> **WHAT YOU WILL DO**
Read the listing below and copy out every line that holds "script".

> **PROVIDED RECORDS**
------------------------------------------------------------
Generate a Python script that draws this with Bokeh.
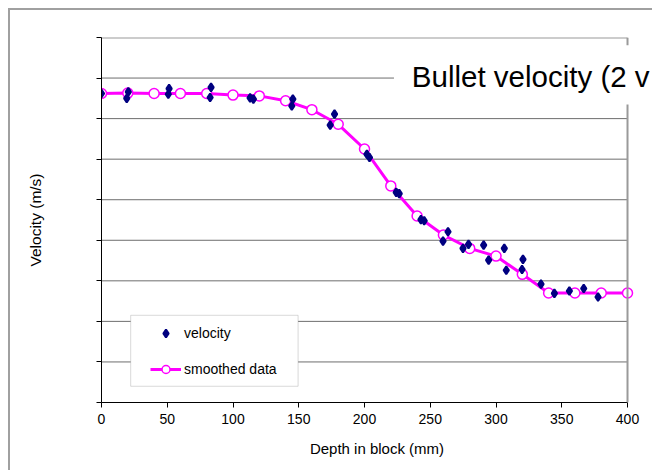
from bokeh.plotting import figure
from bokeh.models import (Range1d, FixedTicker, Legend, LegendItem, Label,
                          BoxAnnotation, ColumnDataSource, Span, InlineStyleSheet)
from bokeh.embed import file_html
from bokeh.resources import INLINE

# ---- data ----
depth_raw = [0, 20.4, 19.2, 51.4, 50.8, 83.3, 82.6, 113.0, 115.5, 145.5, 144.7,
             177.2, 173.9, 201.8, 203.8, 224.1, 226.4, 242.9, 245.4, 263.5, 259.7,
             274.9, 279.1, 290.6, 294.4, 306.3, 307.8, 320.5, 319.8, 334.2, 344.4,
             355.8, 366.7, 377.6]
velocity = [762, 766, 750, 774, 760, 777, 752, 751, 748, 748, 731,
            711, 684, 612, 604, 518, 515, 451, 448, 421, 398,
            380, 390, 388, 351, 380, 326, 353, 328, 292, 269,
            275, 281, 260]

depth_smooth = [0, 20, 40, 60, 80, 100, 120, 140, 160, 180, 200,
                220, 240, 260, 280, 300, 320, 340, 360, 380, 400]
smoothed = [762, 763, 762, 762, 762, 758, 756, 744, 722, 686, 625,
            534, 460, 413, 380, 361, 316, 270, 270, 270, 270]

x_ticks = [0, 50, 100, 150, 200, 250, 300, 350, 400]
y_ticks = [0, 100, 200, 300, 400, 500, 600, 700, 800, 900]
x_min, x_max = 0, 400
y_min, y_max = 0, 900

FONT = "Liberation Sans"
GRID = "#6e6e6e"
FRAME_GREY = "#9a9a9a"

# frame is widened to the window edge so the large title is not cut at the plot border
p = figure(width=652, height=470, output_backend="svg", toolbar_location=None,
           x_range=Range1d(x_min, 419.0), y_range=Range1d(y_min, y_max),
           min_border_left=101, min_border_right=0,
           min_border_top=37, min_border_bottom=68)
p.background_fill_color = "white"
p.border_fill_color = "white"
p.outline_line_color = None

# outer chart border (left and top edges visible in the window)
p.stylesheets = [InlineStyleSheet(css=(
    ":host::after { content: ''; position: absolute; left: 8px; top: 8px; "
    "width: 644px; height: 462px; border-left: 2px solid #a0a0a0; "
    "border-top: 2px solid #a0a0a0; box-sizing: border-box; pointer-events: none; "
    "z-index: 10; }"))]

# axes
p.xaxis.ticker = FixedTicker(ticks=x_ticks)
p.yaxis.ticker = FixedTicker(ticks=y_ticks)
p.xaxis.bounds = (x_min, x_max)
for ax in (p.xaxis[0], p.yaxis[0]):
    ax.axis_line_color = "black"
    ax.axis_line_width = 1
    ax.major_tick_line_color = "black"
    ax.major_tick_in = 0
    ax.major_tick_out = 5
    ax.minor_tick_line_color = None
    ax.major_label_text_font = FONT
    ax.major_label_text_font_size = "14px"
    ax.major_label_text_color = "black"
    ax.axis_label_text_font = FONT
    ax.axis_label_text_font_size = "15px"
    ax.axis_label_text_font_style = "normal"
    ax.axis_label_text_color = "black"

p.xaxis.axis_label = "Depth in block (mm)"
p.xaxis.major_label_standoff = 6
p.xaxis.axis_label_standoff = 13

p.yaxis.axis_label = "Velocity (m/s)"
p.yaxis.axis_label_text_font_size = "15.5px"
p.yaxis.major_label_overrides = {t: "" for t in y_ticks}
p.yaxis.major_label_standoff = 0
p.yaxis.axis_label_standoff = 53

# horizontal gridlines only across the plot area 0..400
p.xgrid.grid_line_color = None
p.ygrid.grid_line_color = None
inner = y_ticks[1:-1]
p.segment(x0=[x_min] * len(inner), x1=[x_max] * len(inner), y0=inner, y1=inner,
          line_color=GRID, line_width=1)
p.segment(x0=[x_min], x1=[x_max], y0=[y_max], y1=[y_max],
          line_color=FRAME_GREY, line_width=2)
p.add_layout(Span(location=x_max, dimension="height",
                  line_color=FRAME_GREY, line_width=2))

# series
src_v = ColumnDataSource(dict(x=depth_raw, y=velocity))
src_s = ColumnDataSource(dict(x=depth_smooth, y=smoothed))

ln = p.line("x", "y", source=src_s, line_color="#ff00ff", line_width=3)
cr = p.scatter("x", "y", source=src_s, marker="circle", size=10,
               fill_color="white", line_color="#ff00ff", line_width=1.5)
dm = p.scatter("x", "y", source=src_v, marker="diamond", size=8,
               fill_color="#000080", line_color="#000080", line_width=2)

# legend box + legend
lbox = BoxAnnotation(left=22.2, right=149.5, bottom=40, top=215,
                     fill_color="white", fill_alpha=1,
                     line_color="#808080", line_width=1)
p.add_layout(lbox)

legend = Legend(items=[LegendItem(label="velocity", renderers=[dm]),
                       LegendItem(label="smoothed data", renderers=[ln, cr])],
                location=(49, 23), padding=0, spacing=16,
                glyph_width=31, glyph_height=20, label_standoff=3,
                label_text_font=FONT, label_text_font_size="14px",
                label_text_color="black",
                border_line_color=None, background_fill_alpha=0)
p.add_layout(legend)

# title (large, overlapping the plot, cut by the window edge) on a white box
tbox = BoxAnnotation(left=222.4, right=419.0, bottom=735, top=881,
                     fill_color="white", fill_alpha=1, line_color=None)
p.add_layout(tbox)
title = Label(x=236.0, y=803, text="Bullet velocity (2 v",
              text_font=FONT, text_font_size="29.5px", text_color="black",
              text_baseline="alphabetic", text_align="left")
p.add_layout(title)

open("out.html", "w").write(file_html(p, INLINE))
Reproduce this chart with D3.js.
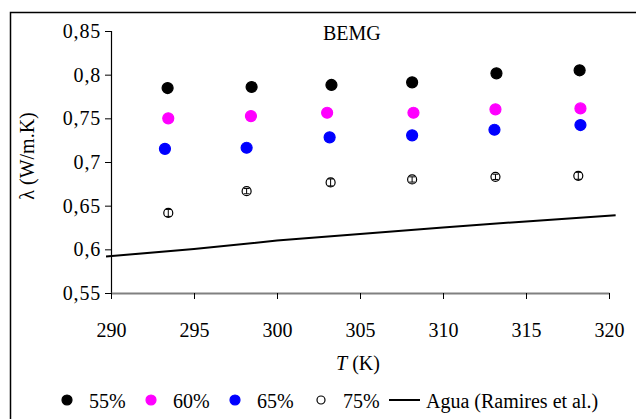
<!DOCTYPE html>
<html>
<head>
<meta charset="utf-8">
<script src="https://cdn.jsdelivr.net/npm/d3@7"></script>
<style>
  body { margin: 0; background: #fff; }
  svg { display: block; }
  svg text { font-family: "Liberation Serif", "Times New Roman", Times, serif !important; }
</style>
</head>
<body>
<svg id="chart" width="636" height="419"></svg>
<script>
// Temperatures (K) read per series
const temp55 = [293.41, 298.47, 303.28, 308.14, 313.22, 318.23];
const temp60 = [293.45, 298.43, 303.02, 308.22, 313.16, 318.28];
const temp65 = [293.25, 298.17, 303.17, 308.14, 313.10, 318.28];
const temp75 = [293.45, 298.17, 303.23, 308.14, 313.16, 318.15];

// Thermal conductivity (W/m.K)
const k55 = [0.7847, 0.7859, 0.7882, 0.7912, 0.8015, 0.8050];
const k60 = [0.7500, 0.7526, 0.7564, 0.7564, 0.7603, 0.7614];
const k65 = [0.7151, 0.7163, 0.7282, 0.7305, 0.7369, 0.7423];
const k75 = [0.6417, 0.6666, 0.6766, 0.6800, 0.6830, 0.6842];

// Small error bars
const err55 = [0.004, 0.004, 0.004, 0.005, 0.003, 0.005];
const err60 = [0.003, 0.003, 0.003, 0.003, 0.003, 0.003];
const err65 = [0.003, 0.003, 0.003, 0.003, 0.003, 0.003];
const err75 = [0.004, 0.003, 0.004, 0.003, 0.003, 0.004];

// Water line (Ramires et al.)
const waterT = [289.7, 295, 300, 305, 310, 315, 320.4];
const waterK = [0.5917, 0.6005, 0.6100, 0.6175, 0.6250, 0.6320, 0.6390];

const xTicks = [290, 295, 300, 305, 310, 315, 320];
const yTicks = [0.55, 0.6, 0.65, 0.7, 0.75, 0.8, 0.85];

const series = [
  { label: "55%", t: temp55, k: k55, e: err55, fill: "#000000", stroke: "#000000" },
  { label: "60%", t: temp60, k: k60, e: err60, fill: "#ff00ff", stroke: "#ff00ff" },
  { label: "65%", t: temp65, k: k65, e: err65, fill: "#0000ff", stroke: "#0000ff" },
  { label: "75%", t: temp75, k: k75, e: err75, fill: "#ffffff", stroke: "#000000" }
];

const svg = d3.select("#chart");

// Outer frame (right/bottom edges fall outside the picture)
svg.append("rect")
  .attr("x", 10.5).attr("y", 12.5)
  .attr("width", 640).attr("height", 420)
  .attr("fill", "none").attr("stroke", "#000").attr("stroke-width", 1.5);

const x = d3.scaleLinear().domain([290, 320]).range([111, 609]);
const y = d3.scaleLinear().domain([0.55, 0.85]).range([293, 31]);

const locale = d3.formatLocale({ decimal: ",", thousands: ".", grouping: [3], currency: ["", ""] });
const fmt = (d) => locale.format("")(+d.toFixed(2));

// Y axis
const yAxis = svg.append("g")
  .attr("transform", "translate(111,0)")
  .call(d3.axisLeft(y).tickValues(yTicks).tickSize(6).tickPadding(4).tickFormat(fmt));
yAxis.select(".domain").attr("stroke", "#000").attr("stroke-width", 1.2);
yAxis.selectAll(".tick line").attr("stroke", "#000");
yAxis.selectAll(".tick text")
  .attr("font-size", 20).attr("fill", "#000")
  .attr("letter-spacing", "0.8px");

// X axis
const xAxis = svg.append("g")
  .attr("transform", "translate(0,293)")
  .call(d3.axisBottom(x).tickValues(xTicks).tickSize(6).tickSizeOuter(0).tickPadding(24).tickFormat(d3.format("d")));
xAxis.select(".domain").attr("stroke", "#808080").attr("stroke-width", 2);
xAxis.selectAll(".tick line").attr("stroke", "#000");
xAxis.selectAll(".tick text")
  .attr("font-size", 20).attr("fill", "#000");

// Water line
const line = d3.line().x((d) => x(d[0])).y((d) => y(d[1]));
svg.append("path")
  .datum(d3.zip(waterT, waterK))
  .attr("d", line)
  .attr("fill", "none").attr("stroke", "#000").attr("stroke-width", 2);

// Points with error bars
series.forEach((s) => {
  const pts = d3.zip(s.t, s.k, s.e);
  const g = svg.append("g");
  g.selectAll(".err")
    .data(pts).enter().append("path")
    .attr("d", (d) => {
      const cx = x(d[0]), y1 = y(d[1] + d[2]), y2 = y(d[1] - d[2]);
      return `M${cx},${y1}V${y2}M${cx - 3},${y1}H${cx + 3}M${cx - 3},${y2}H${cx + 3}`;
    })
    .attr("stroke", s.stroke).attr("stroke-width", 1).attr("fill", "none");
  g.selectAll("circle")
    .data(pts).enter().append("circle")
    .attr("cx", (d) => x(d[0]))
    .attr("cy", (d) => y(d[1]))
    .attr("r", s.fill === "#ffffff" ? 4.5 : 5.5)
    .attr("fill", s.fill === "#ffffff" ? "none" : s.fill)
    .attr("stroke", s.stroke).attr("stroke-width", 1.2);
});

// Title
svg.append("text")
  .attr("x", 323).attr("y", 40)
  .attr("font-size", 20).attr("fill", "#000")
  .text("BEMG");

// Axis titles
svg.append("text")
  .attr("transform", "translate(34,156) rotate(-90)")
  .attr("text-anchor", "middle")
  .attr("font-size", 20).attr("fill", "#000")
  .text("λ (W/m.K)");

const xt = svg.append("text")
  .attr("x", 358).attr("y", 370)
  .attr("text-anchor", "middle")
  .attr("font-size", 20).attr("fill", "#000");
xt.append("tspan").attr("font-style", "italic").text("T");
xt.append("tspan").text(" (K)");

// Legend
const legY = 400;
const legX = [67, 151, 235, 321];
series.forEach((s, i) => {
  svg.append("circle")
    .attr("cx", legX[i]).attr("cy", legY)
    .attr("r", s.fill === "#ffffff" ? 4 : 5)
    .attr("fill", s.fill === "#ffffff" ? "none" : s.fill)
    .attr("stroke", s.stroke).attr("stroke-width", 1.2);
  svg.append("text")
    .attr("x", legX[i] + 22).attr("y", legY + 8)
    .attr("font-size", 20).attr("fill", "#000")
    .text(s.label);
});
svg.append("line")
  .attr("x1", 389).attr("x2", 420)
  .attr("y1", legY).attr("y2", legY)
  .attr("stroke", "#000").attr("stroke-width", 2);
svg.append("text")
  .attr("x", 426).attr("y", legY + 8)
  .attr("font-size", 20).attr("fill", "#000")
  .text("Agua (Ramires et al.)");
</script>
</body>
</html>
------------------------------------------------------------
> **TASK RESULT**
Generate a Python script that draws this with Bokeh.
<script src="https://cdn.jsdelivr.net/npm/d3@7"></script>
<script>
</script>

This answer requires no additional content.